Leovold_LoR

Leovold · @Leovold_LoR

7th Aug 2022 from TwitLonger

So long, gamers


So I've been pondering this decision for a really long time, and there's a LOT of factors from all over the place going in to it, but ultimately I think it's time for me to put Legends of Runeterra down, at least for the time being.

This season in particular I've been struggling with not only actually climbing the ladder and improving much at all, I'm having a lot of trouble just enjoying the game in general these days. I sink a lot of time into it banging my head against a brick wall to try and see some level of progress and just....nothing. I've quite literally sat in the same spot on the ladder for the past two weeks with hundreds of games into the season. None of the decks really click with me and consistently perform, and my main comfort picks are pretty unplayable into the current field, specifically Kai'Sa and Azirelia (my comfort picks of choice being Anivia and Darkness, for clarity).

I haven't really been in my comfort zone on ladder for a good long time, probably since Pantheon released at the start of this year or so. The game is going into a more solitaire-like state with interaction being invalidated by cheap protection, and huge stats getting every keyword more or less being the name of the game for the past six months got old for me real fast. It feels bland and uninteresting, which doesn't help my typical autopilot-prone nature stay engaged at all, which is probably why I'm struggling so much both in enjoyment and ranking up.

Every time I get out of a play session I have to go back and ask myself if I even had fun. Sometimes I do, but recently it's been few and far between. But I kept forcing myself to play anyway to try and qualify for seasonals, since I have the week before to do nothing but scrim and test if I want it. If there was a season I had a chance of topping, or even winning, it'd be now where I have all this extra time I normally wouldn't have.

I won't lie - it's had adverse effects on my mental health, and it's honestly been more stressful than my actual job. It's gotten unhealthy and I'm allowing it to eat up way too much of my time, especially to see no meaningful progress or enjoyment most of the time I sink into it. As much as I don't want to, I find that this step is necessary for me just as a human being.

I'll still be around the community for sure, I have quite a few friends here, love watching people play on Twitch or YouTube, and I make content for it as well for extra cash on the side. I'm not going much of anywhere in that department, I'm mostly just stepping away from competition.

It feels rough, like I'm abandoning a half-finished project by walking away now instead of trying to muscle through it. I don't feel fantastic about this, but with how things are going with my life right now, I have to change something, and this is likely going to be the better option long term.

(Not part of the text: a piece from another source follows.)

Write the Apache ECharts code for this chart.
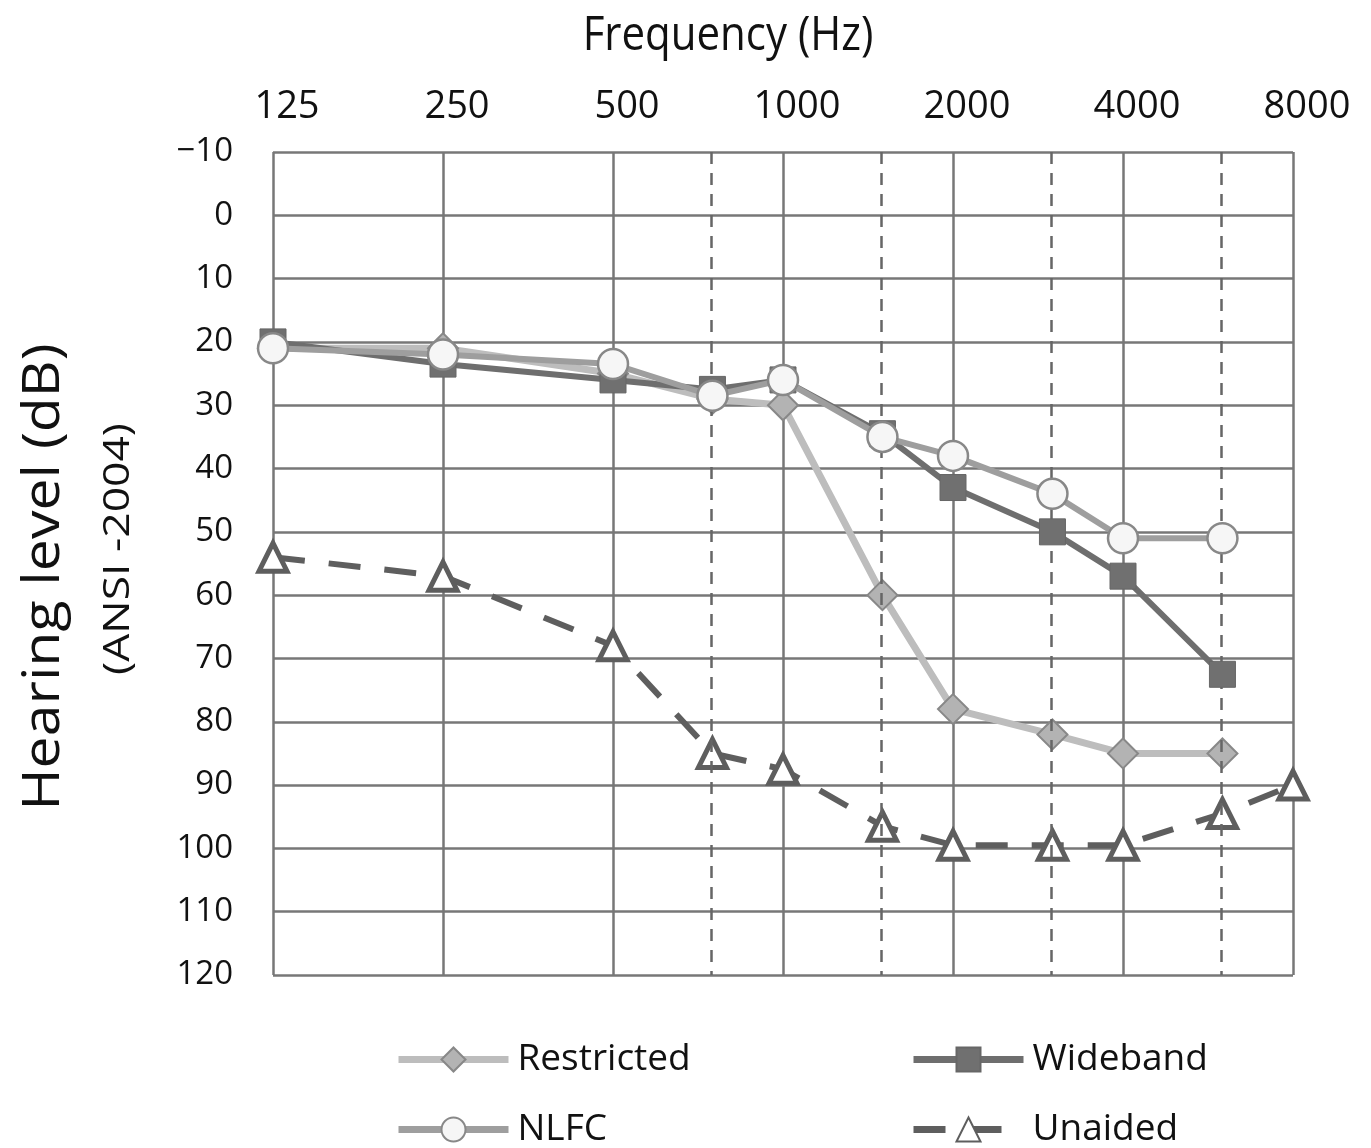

Some of you may know, I'm an aspiring author, and started a book this year, mainly working out character bios and a basic timeline and starting the actual book itself a bit. That got pushed to the wayside to try and compete in LoR for a very long time, and I feel like eventually being a published author is just more important to me than topcutting a seasonals or qualifying for worlds. To meet that end, I have to adjust my focus.

I likely will be back to competing at some point, maybe sooner than I even expect, but for now I think throwing in the towel here and effectively on Worlds 2022 to try and recalibrate my time to writing and reading to pursue my main goal in life is for the best.

Now watch this upcoming balance patch be so good I get sucked back in and look like an actual powder monkey scrambling up ladder.